East Anglian Beaches: Part 2 – Suffolk Secrets
If you’re heading to SbN then it’s only natural that you’d want to explore. We previously let you know all about beaches close to The Stoke by Nayland, but if you’re feeling a little more intrepid, why not head a little further afield to these great beaches featured in our East Anglian Beaches series!
Suffolk Beaches – Approximately 1 hours’ drive from SbN
Shingle Beach: Aldeburgh
For those that love a stone in their shoe – this beach hits the spot! A beautiful town on Suffolk coast, Aldeburgh beach is perhaps one of the most picturesque you’ll find in the county. An incredible sculpture – the Scallop – adorns the beach, celebrating Benjamin Britten’s legacy as one of the twentieth century’s most accomplished and pioneering composers. The high street just off of the beach caters for every type of person – from coastal knickknacks, to homemade ice cream. Get to the Aldeburgh Fish & Chip shop early – there’s always a queue stretching down the street.
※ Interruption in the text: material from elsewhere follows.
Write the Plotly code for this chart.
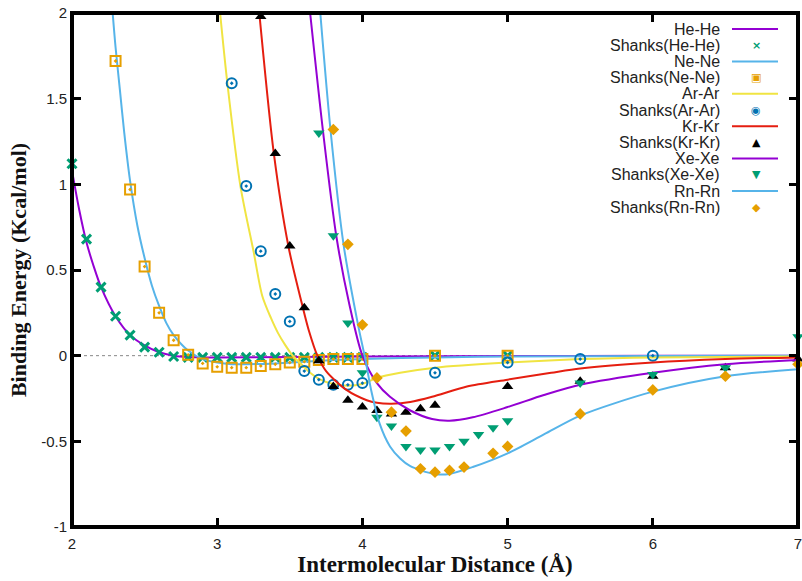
import plotly.graph_objects as go

# ---------------- data ----------------
he_line_x = [2.0, 2.05, 2.1, 2.15, 2.2, 2.3, 2.4, 2.5, 2.6, 2.7, 2.8, 2.9, 3.0, 3.5, 4.0, 5.0, 6.0, 7.0]
he_line_y = [1.08, 0.85, 0.66, 0.52, 0.40, 0.23, 0.12, 0.06, 0.02, 0.0, -0.008, -0.01, -0.01, -0.008, -0.005, -0.002, -0.001, 0.0]
he_pts_x = [2.0, 2.1, 2.2, 2.3, 2.4, 2.5, 2.6, 2.7, 2.8, 2.9, 3.0, 3.1, 3.2, 3.3, 3.4, 3.5, 3.6, 3.7, 3.8, 3.9, 4.0, 4.5, 5.0]
he_pts_y = [1.12, 0.68, 0.40, 0.23, 0.12, 0.05, 0.02, -0.005, -0.01, -0.01, -0.01, -0.01, -0.01, -0.01, -0.01, -0.01, -0.01, -0.01, -0.01, -0.01, -0.01, 0.0, 0.0]

ne_line_x = [2.28, 2.3, 2.33, 2.36, 2.4, 2.45, 2.5, 2.55, 2.6, 2.65, 2.7, 2.8, 2.9, 3.0, 3.1, 3.2, 3.4, 3.6, 3.8, 4.0, 4.5, 5.0, 6.0, 7.0]
ne_line_y = [2.0, 1.80, 1.55, 1.30, 1.02, 0.76, 0.57, 0.41, 0.29, 0.19, 0.12, 0.03, -0.02, -0.04, -0.05, -0.05, -0.045, -0.035, -0.025, -0.02, -0.01, -0.005, -0.002, 0.0]
ne_pts_x = [2.3, 2.4, 2.5, 2.6, 2.7, 2.8, 2.9, 3.0, 3.1, 3.2, 3.3, 3.4, 3.5, 3.6, 3.7, 3.8, 3.9, 4.0, 4.5, 5.0]
ne_pts_y = [1.72, 0.97, 0.52, 0.25, 0.09, 0.005, -0.045, -0.065, -0.07, -0.07, -0.06, -0.05, -0.04, -0.035, -0.025, -0.02, -0.02, -0.02, 0.0, 0.0]

ar_line_x = [3.02, 3.07, 3.16, 3.25, 3.31, 3.37, 3.42, 3.47, 3.52, 3.58, 3.64, 3.7, 3.8, 3.9, 4.0, 4.1, 4.26, 4.5, 5.0, 5.5, 6.0, 7.0]
ar_line_y = [2.0, 1.59, 0.99, 0.61, 0.35, 0.22, 0.13, 0.06, 0.0, -0.05, -0.10, -0.135, -0.165, -0.175, -0.165, -0.13, -0.10, -0.07, -0.04, -0.02, -0.01, -0.005]
ar_pts_x = [3.1, 3.2, 3.3, 3.4, 3.5, 3.6, 3.7, 3.8, 3.9, 4.0, 4.5, 5.0, 5.5, 6.0]
ar_pts_y = [1.59, 0.99, 0.61, 0.36, 0.20, -0.09, -0.14, -0.17, -0.17, -0.16, -0.10, -0.04, -0.02, 0.0]

kr_line_x = [3.29, 3.39, 3.49, 3.59, 3.63, 3.69, 3.75, 3.89, 4.03, 4.1, 4.2, 4.33, 4.48, 4.72, 5.0, 5.3, 5.5, 6.0, 6.5, 7.0]
kr_line_y = [2.0, 1.18, 0.64, 0.28, 0.15, 0.0, -0.09, -0.20, -0.26, -0.275, -0.28, -0.27, -0.24, -0.18, -0.14, -0.10, -0.075, -0.04, -0.02, -0.01]
kr_pts_x = [3.3, 3.4, 3.5, 3.6, 3.7, 3.8, 3.9, 4.0, 4.1, 4.2, 4.3, 4.4, 4.5, 5.0, 5.5, 6.0, 6.5, 7.0]
kr_pts_y = [1.98, 1.18, 0.64, 0.28, -0.03, -0.18, -0.26, -0.30, -0.32, -0.34, -0.33, -0.31, -0.29, -0.18, -0.15, -0.12, -0.07, -0.02]

xe_line_x = [3.64, 3.73, 3.82, 3.91, 4.0, 4.1, 4.19, 4.33, 4.48, 4.6, 4.76, 5.0, 5.25, 5.5, 6.0, 6.5, 7.0]
xe_line_y = [2.0, 1.30, 0.70, 0.30, 0.0, -0.16, -0.24, -0.32, -0.37, -0.38, -0.36, -0.30, -0.23, -0.17, -0.10, -0.05, -0.025]
xe_pts_x = [3.7, 3.8, 3.9, 4.0, 4.1, 4.2, 4.3, 4.4, 4.5, 4.6, 4.7, 4.8, 4.9, 5.0, 5.5, 6.0, 6.5, 7.0]
xe_pts_y = [1.30, 0.70, 0.19, -0.10, -0.36, -0.41, -0.53, -0.55, -0.55, -0.53, -0.50, -0.46, -0.42, -0.38, -0.16, -0.11, -0.07, 0.11]

rn_line_x = [3.71, 3.78, 3.87, 3.97, 4.02, 4.06, 4.12, 4.19, 4.26, 4.33, 4.49, 4.6, 4.76, 5.0, 5.25, 5.5, 6.0, 6.5, 7.0]
rn_line_y = [2.0, 1.32, 0.65, 0.18, -0.02, -0.20, -0.40, -0.53, -0.60, -0.645, -0.69, -0.69, -0.65, -0.57, -0.46, -0.35, -0.21, -0.12, -0.08]
rn_pts_x = [3.8, 3.9, 4.0, 4.1, 4.2, 4.3, 4.4, 4.5, 4.6, 4.7, 4.9, 5.0, 5.5, 6.0, 6.5, 7.0]
rn_pts_y = [1.32, 0.65, 0.18, -0.13, -0.33, -0.44, -0.66, -0.68, -0.67, -0.65, -0.57, -0.53, -0.34, -0.20, -0.12, -0.05]

x_ticks = [2, 3, 4, 5, 6, 7]
y_ticks = [-1, -0.5, 0, 0.5, 1, 1.5, 2]
y_tick_labels = ["-1", "-0.5", "0", "0.5", "1", "1.5", "2"]

# ---------------- styles ----------------
PURPLE = "#9400d3"
GREEN = "#009e73"
SKY = "#56b4e9"
ORANGE = "#e69f00"
YELLOW = "#f0e442"
BLUE = "#0072b2"
RED = "#e51e10"
BLACK = "#000000"

series = [
    ("He-He", "line", he_line_x, he_line_y, PURPLE, None),
    ("Shanks(He-He)", "pts", he_pts_x, he_pts_y, GREEN, dict(symbol="x-thin-open", size=9, color=GREEN, line=dict(width=3, color=GREEN))),
    ("Ne-Ne", "line", ne_line_x, ne_line_y, SKY, None),
    ("Shanks(Ne-Ne)", "pts", ne_pts_x, ne_pts_y, ORANGE, dict(symbol="square-open-dot", size=10, color=ORANGE, line=dict(width=2, color=ORANGE))),
    ("Ar-Ar", "line", ar_line_x, ar_line_y, YELLOW, None),
    ("Shanks(Ar-Ar)", "pts", ar_pts_x, ar_pts_y, BLUE, dict(symbol="circle-open-dot", size=10, color=BLUE, line=dict(width=2, color=BLUE))),
    ("Kr-Kr", "line", kr_line_x, kr_line_y, RED, None),
    ("Shanks(Kr-Kr)", "pts", kr_pts_x, kr_pts_y, BLACK, dict(symbol="triangle-up", size=10, color=BLACK)),
    ("Xe-Xe", "line", xe_line_x, xe_line_y, PURPLE, None),
    ("Shanks(Xe-Xe)", "pts", xe_pts_x, xe_pts_y, GREEN, dict(symbol="triangle-down", size=10, color=GREEN)),
    ("Rn-Rn", "line", rn_line_x, rn_line_y, SKY, None),
    ("Shanks(Rn-Rn)", "pts", rn_pts_x, rn_pts_y, ORANGE, dict(symbol="diamond", size=9, color=ORANGE)),
]
legend_glyphs = {"Shanks(He-He)": "\u00d7", "Shanks(Ne-Ne)": "\u25a3", "Shanks(Ar-Ar)": "\u25c9",
                 "Shanks(Kr-Kr)": "\u25b2", "Shanks(Xe-Xe)": "\u25bc", "Shanks(Rn-Rn)": "\u25c6"}

W, H = 802, 581
ML, MR, MT, MB = 72, 4, 13, 54
PW, PH = W - ML - MR, H - MT - MB


def px_to_paper_x(px):
    return (px - ML) / PW


def px_to_paper_y(py):
    return (H - MB - py) / PH


fig = go.Figure()
annotations = []
shapes = [dict(type="line", xref="paper", yref="y", x0=0, x1=1, y0=0, y1=0,
               line=dict(color="#888888", width=1, dash="dot"), layer="below")]

LEG_TEXT_RIGHT = 722
LEG_LINE_X0, LEG_LINE_X1 = 732, 778
LEG_MARK_X = 756
LEG_ROW0, LEG_DY = 29, 16.2

for i, (name, kind, xs, ys, col, mk) in enumerate(series):
    if kind == "line":
        fig.add_trace(go.Scatter(x=xs, y=ys, mode="lines", name=name, showlegend=False,
                                 line=dict(color=col, width=2, shape="spline", smoothing=0.8),
                                 cliponaxis=True))
    else:
        fig.add_trace(go.Scatter(x=xs, y=ys, mode="markers", name=name, showlegend=False,
                                 marker=mk, cliponaxis=False))
    row_y = px_to_paper_y(LEG_ROW0 + i * LEG_DY)
    annotations.append(dict(xref="paper", yref="paper", x=px_to_paper_x(LEG_TEXT_RIGHT), y=row_y,
                            xanchor="right", yanchor="middle", text=name, showarrow=False,
                            font=dict(family="Liberation Sans, Arial, sans-serif", size=16, color="#222222")))
    if kind == "line":
        shapes.append(dict(type="line", xref="paper", yref="paper",
                           x0=px_to_paper_x(LEG_LINE_X0), x1=px_to_paper_x(LEG_LINE_X1),
                           y0=row_y, y1=row_y, line=dict(color=col, width=2)))
    else:
        annotations.append(dict(xref="paper", yref="paper", x=px_to_paper_x(LEG_MARK_X), y=row_y,
                                xanchor="center", yanchor="middle", text="<b>" + legend_glyphs[name] + "</b>",
                                showarrow=False,
                                font=dict(family="DejaVu Sans", size=11, color=col)))

# gnuplot style thick border
shapes.append(dict(type="rect", xref="paper", yref="paper", x0=0, x1=1, y0=0, y1=1,
                   line=dict(color="black", width=4), fillcolor="rgba(0,0,0,0)", layer="above"))

axis_common = dict(showline=True, linecolor="black", linewidth=2, mirror="ticks",
                   ticks="inside", ticklen=9, tickwidth=2.5, tickcolor="black",
                   showgrid=False, zeroline=False, automargin=False, ticklabeloverflow="allow",
                   tickfont=dict(family="Liberation Sans, Arial, sans-serif", size=15, color="#222222"))

fig.update_layout(
    template="none",
    width=W, height=H,
    margin=dict(l=ML, r=MR, t=MT, b=MB),
    paper_bgcolor="white", plot_bgcolor="white",
    showlegend=False,
    hovermode=False,
    xaxis=dict(range=[2, 7], tickvals=x_ticks, ticklabelstandoff=2,
               title=dict(text="<b>Intermolecular Distance (Å)</b>", standoff=5,
                          font=dict(family="Liberation Serif, Times New Roman, serif", size=23, color="#111111")),
               **axis_common),
    yaxis=dict(range=[-1, 2], tickvals=y_ticks, ticktext=y_tick_labels, ticksuffix="  ",
               title=dict(text="<b>Binding Energy (Kcal/mol)</b>", standoff=8,
                          font=dict(family="Liberation Serif, Times New Roman, serif", size=22, color="#111111")),
               **axis_common),
    annotations=annotations,
    shapes=shapes,
)

# remove the browser's default 8px page margin so the figure fills the window exactly
fig.write_html("out.html",
               config={"displayModeBar": False},
               post_script="document.body.style.margin='0px'; document.body.style.overflow='hidden';")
A Get-Closer-to-Nature Beach: Dunwich
Dunwich is an incredibly relaxing beach which really helps you to feel at one with Mother Earth – the heath overlooking the sand is chocked full of bright purple heather and yellow gorse which lends itself to a beautiful peaceful walk. Although this one doesn’t have the typical seaside attractions you might think are required to keep little ones busy, there is actually some good information boards geared at children along the walks if you’ve got some budding bird watchers in your midst. As an interesting aside, Dunwich was the capital of the Kingdom of the East Aisles during Anglo Saxon times, but since then many of the historical buildings have been lost to coastal erosion. Legend has it that if the tide is right, you can hear the bells of an ancient church being chimed by the waves! Check out Dunwich a bit more here.
A Nod to the Historical: Thorpeness
Thorpeness is a quirky little beach which is lined by an equally quirky town. Many of the buildings that serve as a backdrop to the beach are either mock Tudor style or brightly coloured, so you definitely want to take your camera. The beach itself is predominantly shingle, but it also shelves quite steeply which makes it perfect for flying kites. Exploring the dunes and the bases of the low cliffs is also great for inquisitive treasure hunters, old and young alike! Modern and seemingly antique mingle side-by-side here, with mock Tudor buildings (built by local landowner Glencairn Stuart Ogilvie who wanted to recreate ‘Merrie England’) cuddling up to more unusual buildings such as The Dune House. Not to be missed if you like a place which is proud of its idiosyncrasies. Just be careful of wandering tornadoes – you could find yourself face to face with the Wicked Witch of the West during your visit! Check out Thorpeness here.
Also recommended: Southwold and Old Felixstowe.